India has already seen two major waves of mergers of public sector banks: when SBI absorbed its associate banks in 2017 and then in 2019 when ten such lenders were merged into four larger entities. Those moves reduced the number of state-run banks from 27 to 12. Though results were initially mixed, most consolidated banks have since reported stronger profitability, higher capital adequacy and improved recovery of bad loans. Cleaner balance sheets and upgraded technology have positioned them well in the last two years.

An expert said the new consolidation and privatization push, if carried through, could reshape India’s banking landscape over the next decade primarily from economies of scale. “Consolidation will offer opportunities to provide more fee-based services to customers, which is a big positive in a declining interest rate environment,” said Vivek Iyer, partner and financial services risk advisory leader at consultancy Grant Thornton Bharat. “Such exercises usually benefit customers in the long term, with very minimal or non-existent discomfort in the short term.”

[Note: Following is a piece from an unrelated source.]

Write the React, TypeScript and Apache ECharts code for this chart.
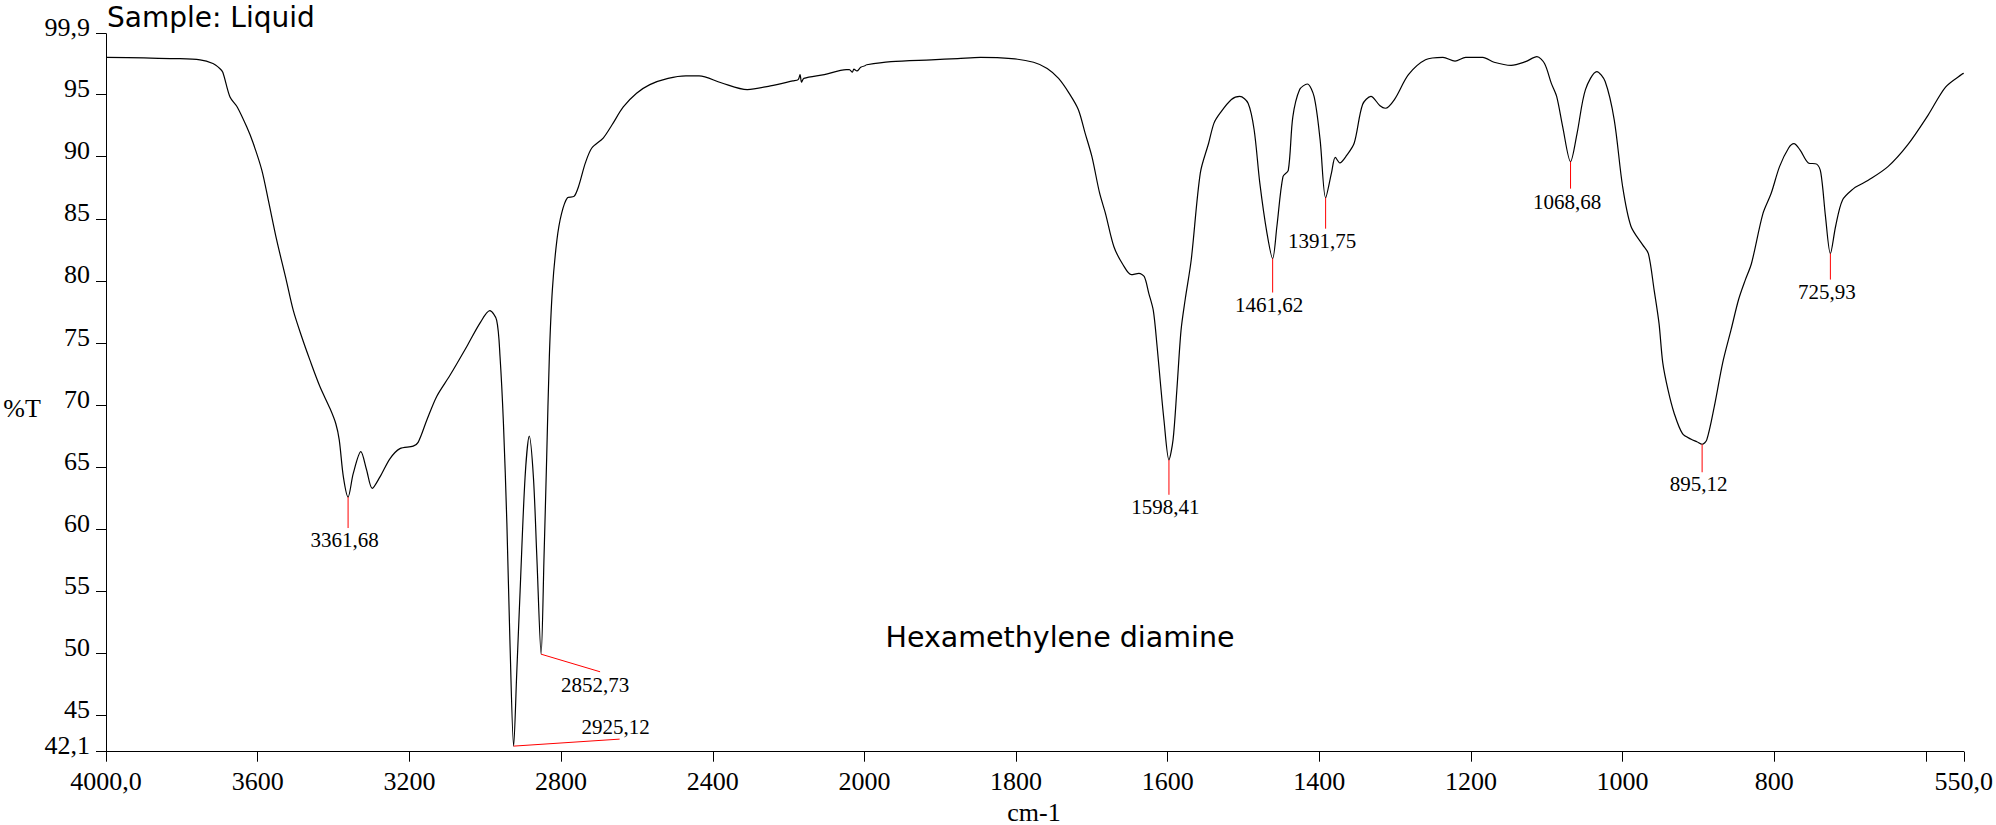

Another expert saw headroom for banks to drive digital transformation, cross-selling, and financial inclusion—with the benefit of experience in the government in pursuing such reforms. “The finance ministry now has the benefit of experience from the first wave of mergers, which has provided valuable operational and governance learnings to guide a more calibrated and efficient second phase,” said Pratik Shah, national leader—financial services, EY India, another audit and consultancy firm.

Spokespersons for Union Bank of India, Bank of India, Indian Overseas Bank, Indian Bank, Punjab & Sind Bank, Bank of Maharashtra, RBI and the ministry of finance didn’t respond to email queries sent on 21 October.